Capital Assets Pays $22.59M for Mountain Ranch Property
Capital Assets Inc. of Tulsa has added to its portfolio of Northwest Arkansas multifamily properties with a sizable acquisition in Fayetteville.
Under the name Mountain Ranch Partners LLC, the company recently completed an all-cash transaction valued at $22.59 million for the 360-unit Mountain Ranch apartment complex. That’s $71,803 per unit at the Class A development just south of the Wedington Drive/Interstate 540 exit.
The ownership deed was filed at the Washington County Courthouse on April 12. It had a capitalization rate — a figure based on net operating income and the value of the property — of 6.2 percent at the time of the sale.
Arbor Commercial Mortgage LLC of Uniondale, N.Y., assisted CAI in the transaction. ProLand Title Co. of Little Rock closed the sale.
The previous owner of the high-end development — which last appraised in 2012 for $16.5 million — was Indianapolis merchant developer Steven C. Bodner, through his Mountain Ranch Apartments LLC entity. Bodner bought the land, 15.37 acres, in September 2007 for $2.58 million, backed by funding from Regions Bank of Birmingham, Ala.
His construction company, SC Bodner Co., began building the four-building complex in 2009 and it was completed the following year.
CAI president Greg Wright said adding the Mountain Ranch units brings the company to about 900 units under management in its four area properties.
The deal marked CAI’s second notable purchase in Northwest Arkansas in less than a year.
In June, the multifamily operator, through its RASC Investors LLC, paid $14.41 million to acquire 201 of the 272 units at The Reserve at Steele Crossing near the Northwest Arkansas Mall.
The company’s other properties — Harbin Pointe and Flagstone Creek — are in Bentonville.
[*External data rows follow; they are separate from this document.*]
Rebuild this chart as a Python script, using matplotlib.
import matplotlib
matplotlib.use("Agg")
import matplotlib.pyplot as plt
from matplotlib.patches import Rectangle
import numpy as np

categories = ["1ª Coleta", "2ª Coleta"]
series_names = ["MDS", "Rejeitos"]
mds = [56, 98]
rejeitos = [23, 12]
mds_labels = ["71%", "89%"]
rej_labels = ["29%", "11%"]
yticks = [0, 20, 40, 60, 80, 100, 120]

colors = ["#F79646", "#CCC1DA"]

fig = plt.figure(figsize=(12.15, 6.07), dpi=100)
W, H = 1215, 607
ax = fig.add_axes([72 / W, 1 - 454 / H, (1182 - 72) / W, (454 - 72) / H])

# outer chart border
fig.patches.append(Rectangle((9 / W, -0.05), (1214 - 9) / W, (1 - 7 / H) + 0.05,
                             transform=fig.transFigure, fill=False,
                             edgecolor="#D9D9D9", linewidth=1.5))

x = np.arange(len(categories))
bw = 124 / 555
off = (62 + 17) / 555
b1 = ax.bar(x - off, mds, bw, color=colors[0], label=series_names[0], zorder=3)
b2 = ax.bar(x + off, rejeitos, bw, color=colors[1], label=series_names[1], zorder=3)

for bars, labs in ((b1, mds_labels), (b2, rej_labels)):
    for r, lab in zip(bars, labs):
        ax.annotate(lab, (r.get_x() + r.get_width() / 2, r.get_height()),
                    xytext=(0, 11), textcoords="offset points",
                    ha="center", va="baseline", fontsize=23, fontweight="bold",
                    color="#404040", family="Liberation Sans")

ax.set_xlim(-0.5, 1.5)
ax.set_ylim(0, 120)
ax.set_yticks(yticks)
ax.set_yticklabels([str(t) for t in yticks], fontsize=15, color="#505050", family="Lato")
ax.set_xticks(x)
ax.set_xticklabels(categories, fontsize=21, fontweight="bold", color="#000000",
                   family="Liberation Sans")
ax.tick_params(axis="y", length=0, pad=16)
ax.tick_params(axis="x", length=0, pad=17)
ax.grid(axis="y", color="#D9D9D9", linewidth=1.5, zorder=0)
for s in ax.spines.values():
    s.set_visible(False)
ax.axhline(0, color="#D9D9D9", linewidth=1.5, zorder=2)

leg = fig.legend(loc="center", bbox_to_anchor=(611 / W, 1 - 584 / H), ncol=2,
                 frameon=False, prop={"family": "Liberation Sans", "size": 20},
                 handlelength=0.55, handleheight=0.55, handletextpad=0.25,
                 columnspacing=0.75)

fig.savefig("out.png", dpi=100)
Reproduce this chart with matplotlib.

“We like the multifamily market [in Northwest Arkansas],” Wright said, explaining the company’s $37 million investment in Washington County within the past year. “There are certain equity partners who will not go into the Northwest Arkansas market, but we’ve found several that will. Based on our experience there and our success at other locations, we’ve been able to convince people to make an investment there.”
Mountain Ranch has an occupancy rate of 96 percent and CAI’s four properties have a combined occupancy rate of 97 percent, said Wright, one of two principals at CAI along with his father, Royce Wright, who founded the company in 1979.
CAI now manages about 6,150 units, with the majority of those in Tulsa.
Wright said the Mountain Ranch deal went under contract in January. Gary Krisman of Grubb & Ellis | Levy Beffort represented Capital Assets. Brandon Lamb with ARA Real Estate Services represented the seller. Both firms are in Tulsa.
Lamb opened the Tulsa ARA office 15 months ago, particularly because of the uptick in commercial real estate interest in markets like Northwest Arkansas.
“There is tremendous interest in good secondary markets with Class A assets like [Mountain Ranch],” he said. “And on a broad view, Fayetteville just has all the right rankings. It has great economic drivers, the growing [University of Arkansas] student population, the employers there are solid. Investors are looking for solid economic fundamentals as they are looking at multifamily investments, and Northwest Arkansas has that.”
Lamb said the property drew nine offers from interested buyers throughout the country. Those received were from a mixture of conventional buyers and buyers who specialize in student housing, a rapidly increasing industry in Fayetteville because of the escalating student population.
Mountain Ranch’s current tenants, Lamb said, are about a 50-50 split between UA upperclassmen/graduate students and business professionals and families.
He said CAI’s strategy in the coming years likely will be to tailor the development more to young professionals than to students.
After the Reserve at Steele Crossing purchase last year, Wright labeled the property as “the crown jewel” among CAI’s portfolio of 25 properties.
He had similar remarks for Mountain Ranch, which has six full-time employees.
Positioned just west of Interstate 540, less than two miles from the UA and near the burgeoning Wedington Drive corridor, Wright said the Mountain Ranch development is in a preferred location. It contains four, four-story buildings with elevators and interior corridors, as opposed to “garden-style” apartments.
The buildings have stone and HardiPlank exteriors with dimensional roofing. The units range in size from single-room floor plans at 801 SF up to three-bedroom plans at 1,265 SF.
Wright said rental rates range from $659 for the one-bedroom plans; $709 and $790 for the two-bedroom plans and $1,265 for the three-bedroom plan.
Each unit has a full-size washer and dryer, vaulted ceilings, walk-in closets, black appliances, cherry cabinetry, balconies with storage and garden tubs.
CAI plans to beef up the landscaping, enhance existing amenities — particularly around the swimming pool area — and begin upgrades immediately to 90 units on the fourth floor to a Leadership in Energy and Environmental Design Platinum level, Wright said.